__SUPPLIED MATERIAL__:
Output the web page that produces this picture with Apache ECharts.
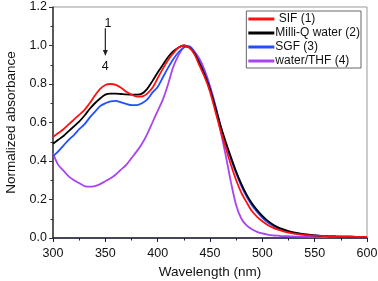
<!DOCTYPE html>
<html><head><meta charset="utf-8">
<script src="https://cdn.jsdelivr.net/npm/echarts@6/dist/echarts.min.js"></script>
<style>html,body{margin:0;padding:0;background:#fff}#c{width:378px;height:281px}</style>
</head><body><div id="c"></div>
<script>
const wavelengths = [300,305,310,315,320,325,330,335,340,345,350,355,360,365,370,375,380,385,390,395,400,405,410,415,420,425,430,435,440,445,450,455,460,465,470,475,480,485,490,495,500,505,510,515,520,525,530,540,550,560,570,580,590,600];
const sif =    [0.525,0.545,0.565,0.59,0.615,0.64,0.665,0.70,0.74,0.775,0.795,0.80,0.795,0.78,0.76,0.745,0.735,0.735,0.75,0.78,0.83,0.88,0.925,0.96,0.99,1.0,0.99,0.955,0.895,0.835,0.76,0.66,0.56,0.47,0.38,0.30,0.235,0.185,0.14,0.11,0.087,0.068,0.054,0.043,0.035,0.028,0.023,0.016,0.012,0.009,0.008,0.007,0.006,0.006];
const milliQ = [0.49,0.51,0.53,0.555,0.58,0.605,0.635,0.67,0.70,0.725,0.745,0.75,0.75,0.748,0.746,0.745,0.745,0.75,0.775,0.815,0.86,0.90,0.94,0.97,0.99,1.0,0.99,0.96,0.905,0.845,0.77,0.68,0.585,0.50,0.42,0.345,0.28,0.225,0.18,0.145,0.115,0.09,0.07,0.055,0.045,0.036,0.029,0.02,0.014,0.01,0.008,0.007,0.006,0.006];
const sgf =    [0.425,0.45,0.48,0.51,0.535,0.565,0.59,0.625,0.655,0.685,0.70,0.71,0.712,0.705,0.697,0.69,0.69,0.70,0.72,0.755,0.785,0.835,0.885,0.93,0.965,0.99,0.995,0.965,0.915,0.855,0.78,0.69,0.585,0.49,0.41,0.335,0.27,0.215,0.17,0.135,0.105,0.082,0.064,0.05,0.04,0.032,0.026,0.018,0.013,0.01,0.008,0.007,0.006,0.006];
const waterTHF=[0.44,0.38,0.35,0.32,0.30,0.285,0.27,0.267,0.27,0.28,0.295,0.31,0.33,0.355,0.38,0.415,0.45,0.49,0.54,0.60,0.66,0.72,0.80,0.89,0.95,0.99,0.995,0.97,0.93,0.87,0.79,0.69,0.56,0.43,0.29,0.17,0.10,0.065,0.045,0.032,0.024,0.018,0.014,0.012,0.01,0.009,0.008,0.007,0.006,0.005,0.005,0.005,0.005,0.005];
const seriesNames = [' SIF (1)','Milli-Q water (2)','SGF (3)','water/THF (4)'];
const seriesColors = ['#ff1010','#000000','#2050ff','#a844f0'];
const xTicks = {min:300,max:600,interval:50};
const yTicks = {min:0,max:1.2,interval:0.2};

const allData = [sif, milliQ, sgf, waterTHF];
const chart = echarts.init(document.getElementById('c'));
const font = 'Liberation Sans, Arial, sans-serif';
chart.setOption({
  animation:false,
  grid:{left:53,right:11,top:7,bottom:43,containLabel:false,outerBoundsMode:'none',show:true,borderColor:'#999',borderWidth:1},
  legend:{orient:'vertical',top:11,right:17,itemWidth:26,itemHeight:3,itemGap:2,icon:'rect',
    borderColor:'#666',borderWidth:1,padding:[2,1,1,2],backgroundColor:'#fff',
    textStyle:{fontFamily:font,fontSize:12,color:'#111',padding:[0,0,0,-4]},
    data:seriesNames},
  xAxis:{type:'value',min:xTicks.min,max:xTicks.max,interval:xTicks.interval,
    name:'Wavelength (nm)',nameLocation:'middle',nameGap:27,
    nameTextStyle:{fontFamily:font,fontSize:13.5,color:'#111'},
    axisLine:{lineStyle:{color:'#1a1a3a',width:1.5}},
    axisTick:{inside:false,length:4,lineStyle:{color:'#1a1a3a'}},
    minorTick:{show:true,splitNumber:2,length:2.5,lineStyle:{color:'#1a1a3a'}},
    splitLine:{show:false},
    axisLabel:{fontFamily:font,fontSize:12.5,color:'#111',margin:9}},
  yAxis:{type:'value',min:yTicks.min,max:yTicks.max,interval:yTicks.interval,
    name:'Normalized absorbance',nameLocation:'middle',nameGap:35,
    nameTextStyle:{fontFamily:font,fontSize:13.5,color:'#111'},
    axisLine:{show:true,lineStyle:{color:'#333',width:1.5}},
    axisTick:{show:true,inside:false,length:4,lineStyle:{color:'#333'}},
    minorTick:{show:true,splitNumber:2,length:2.5,lineStyle:{color:'#333'}},
    splitLine:{show:false},
    axisLabel:{fontFamily:font,fontSize:12.5,color:'#111',margin:6,formatter:v=>v.toFixed(1)}},
  series: seriesNames.map((n,i)=>({name:n,type:'line',showSymbol:false,smooth:0.3,
    color:seriesColors[i],lineStyle:{width:1.8,color:seriesColors[i]},
    data:wavelengths.map((w,j)=>[w,allData[i][j]]),z:10-i}))
});
const p1 = chart.convertToPixel({gridIndex:0},[352.5,1.115]);
const a0 = chart.convertToPixel({gridIndex:0},[350,1.09]);
const a1 = chart.convertToPixel({gridIndex:0},[350,0.945]);
const p4 = chart.convertToPixel({gridIndex:0},[350,0.89]);
chart.setOption({graphic:[
  {type:'text',x:p1[0],y:p1[1],style:{text:'1',font:'12.5px '+font,fill:'#111',align:'center',verticalAlign:'middle'}},
  {type:'text',x:p4[0],y:p4[1],style:{text:'4',font:'12.5px '+font,fill:'#111',align:'center',verticalAlign:'middle'}},
  {type:'line',shape:{x1:a0[0],y1:a0[1],x2:a1[0],y2:a1[1]-4},style:{stroke:'#222',lineWidth:1.2}},
  {type:'polygon',shape:{points:[[a1[0]-2.5,a1[1]-6],[a1[0]+2.5,a1[1]-6],[a1[0],a1[1]]]},style:{fill:'#222'}}
]});
</script></body></html>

__GOAL__: Reproduce the material in full, word for word, and omit the pictures.

__COMPLETE OUTPUT__:
Output the web page that produces this picture with Apache ECharts.
<!DOCTYPE html>
<html><head><meta charset="utf-8">
<script src="https://cdn.jsdelivr.net/npm/echarts@6/dist/echarts.min.js"></script>
<style>html,body{margin:0;padding:0;background:#fff}#c{width:378px;height:281px}</style>
</head><body><div id="c"></div>
<script>
const wavelengths = [300,305,310,315,320,325,330,335,340,345,350,355,360,365,370,375,380,385,390,395,400,405,410,415,420,425,430,435,440,445,450,455,460,465,470,475,480,485,490,495,500,505,510,515,520,525,530,540,550,560,570,580,590,600];
const sif =    [0.525,0.545,0.565,0.59,0.615,0.64,0.665,0.70,0.74,0.775,0.795,0.80,0.795,0.78,0.76,0.745,0.735,0.735,0.75,0.78,0.83,0.88,0.925,0.96,0.99,1.0,0.99,0.955,0.895,0.835,0.76,0.66,0.56,0.47,0.38,0.30,0.235,0.185,0.14,0.11,0.087,0.068,0.054,0.043,0.035,0.028,0.023,0.016,0.012,0.009,0.008,0.007,0.006,0.006];
const milliQ = [0.49,0.51,0.53,0.555,0.58,0.605,0.635,0.67,0.70,0.725,0.745,0.75,0.75,0.748,0.746,0.745,0.745,0.75,0.775,0.815,0.86,0.90,0.94,0.97,0.99,1.0,0.99,0.96,0.905,0.845,0.77,0.68,0.585,0.50,0.42,0.345,0.28,0.225,0.18,0.145,0.115,0.09,0.07,0.055,0.045,0.036,0.029,0.02,0.014,0.01,0.008,0.007,0.006,0.006];
const sgf =    [0.425,0.45,0.48,0.51,0.535,0.565,0.59,0.625,0.655,0.685,0.70,0.71,0.712,0.705,0.697,0.69,0.69,0.70,0.72,0.755,0.785,0.835,0.885,0.93,0.965,0.99,0.995,0.965,0.915,0.855,0.78,0.69,0.585,0.49,0.41,0.335,0.27,0.215,0.17,0.135,0.105,0.082,0.064,0.05,0.04,0.032,0.026,0.018,0.013,0.01,0.008,0.007,0.006,0.006];
const waterTHF=[0.44,0.38,0.35,0.32,0.30,0.285,0.27,0.267,0.27,0.28,0.295,0.31,0.33,0.355,0.38,0.415,0.45,0.49,0.54,0.60,0.66,0.72,0.80,0.89,0.95,0.99,0.995,0.97,0.93,0.87,0.79,0.69,0.56,0.43,0.29,0.17,0.10,0.065,0.045,0.032,0.024,0.018,0.014,0.012,0.01,0.009,0.008,0.007,0.006,0.005,0.005,0.005,0.005,0.005];
const seriesNames = [' SIF (1)','Milli-Q water (2)','SGF (3)','water/THF (4)'];
const seriesColors = ['#ff1010','#000000','#2050ff','#a844f0'];
const xTicks = {min:300,max:600,interval:50};
const yTicks = {min:0,max:1.2,interval:0.2};

const allData = [sif, milliQ, sgf, waterTHF];
const chart = echarts.init(document.getElementById('c'));
const font = 'Liberation Sans, Arial, sans-serif';
chart.setOption({
  animation:false,
  grid:{left:53,right:11,top:7,bottom:43,containLabel:false,outerBoundsMode:'none',show:true,borderColor:'#999',borderWidth:1},
  legend:{orient:'vertical',top:11,right:17,itemWidth:26,itemHeight:3,itemGap:2,icon:'rect',
    borderColor:'#666',borderWidth:1,padding:[2,1,1,2],backgroundColor:'#fff',
    textStyle:{fontFamily:font,fontSize:12,color:'#111',padding:[0,0,0,-4]},
    data:seriesNames},
  xAxis:{type:'value',min:xTicks.min,max:xTicks.max,interval:xTicks.interval,
    name:'Wavelength (nm)',nameLocation:'middle',nameGap:27,
    nameTextStyle:{fontFamily:font,fontSize:13.5,color:'#111'},
    axisLine:{lineStyle:{color:'#1a1a3a',width:1.5}},
    axisTick:{inside:false,length:4,lineStyle:{color:'#1a1a3a'}},
    minorTick:{show:true,splitNumber:2,length:2.5,lineStyle:{color:'#1a1a3a'}},
    splitLine:{show:false},
    axisLabel:{fontFamily:font,fontSize:12.5,color:'#111',margin:9}},
  yAxis:{type:'value',min:yTicks.min,max:yTicks.max,interval:yTicks.interval,
    name:'Normalized absorbance',nameLocation:'middle',nameGap:35,
    nameTextStyle:{fontFamily:font,fontSize:13.5,color:'#111'},
    axisLine:{show:true,lineStyle:{color:'#333',width:1.5}},
    axisTick:{show:true,inside:false,length:4,lineStyle:{color:'#333'}},
    minorTick:{show:true,splitNumber:2,length:2.5,lineStyle:{color:'#333'}},
    splitLine:{show:false},
    axisLabel:{fontFamily:font,fontSize:12.5,color:'#111',margin:6,formatter:v=>v.toFixed(1)}},
  series: seriesNames.map((n,i)=>({name:n,type:'line',showSymbol:false,smooth:0.3,
    color:seriesColors[i],lineStyle:{width:1.8,color:seriesColors[i]},
    data:wavelengths.map((w,j)=>[w,allData[i][j]]),z:10-i}))
});
const p1 = chart.convertToPixel({gridIndex:0},[352.5,1.115]);
const a0 = chart.convertToPixel({gridIndex:0},[350,1.09]);
const a1 = chart.convertToPixel({gridIndex:0},[350,0.945]);
const p4 = chart.convertToPixel({gridIndex:0},[350,0.89]);
chart.setOption({graphic:[
  {type:'text',x:p1[0],y:p1[1],style:{text:'1',font:'12.5px '+font,fill:'#111',align:'center',verticalAlign:'middle'}},
  {type:'text',x:p4[0],y:p4[1],style:{text:'4',font:'12.5px '+font,fill:'#111',align:'center',verticalAlign:'middle'}},
  {type:'line',shape:{x1:a0[0],y1:a0[1],x2:a1[0],y2:a1[1]-4},style:{stroke:'#222',lineWidth:1.2}},
  {type:'polygon',shape:{points:[[a1[0]-2.5,a1[1]-6],[a1[0]+2.5,a1[1]-6],[a1[0],a1[1]]]},style:{fill:'#222'}}
]});
</script></body></html>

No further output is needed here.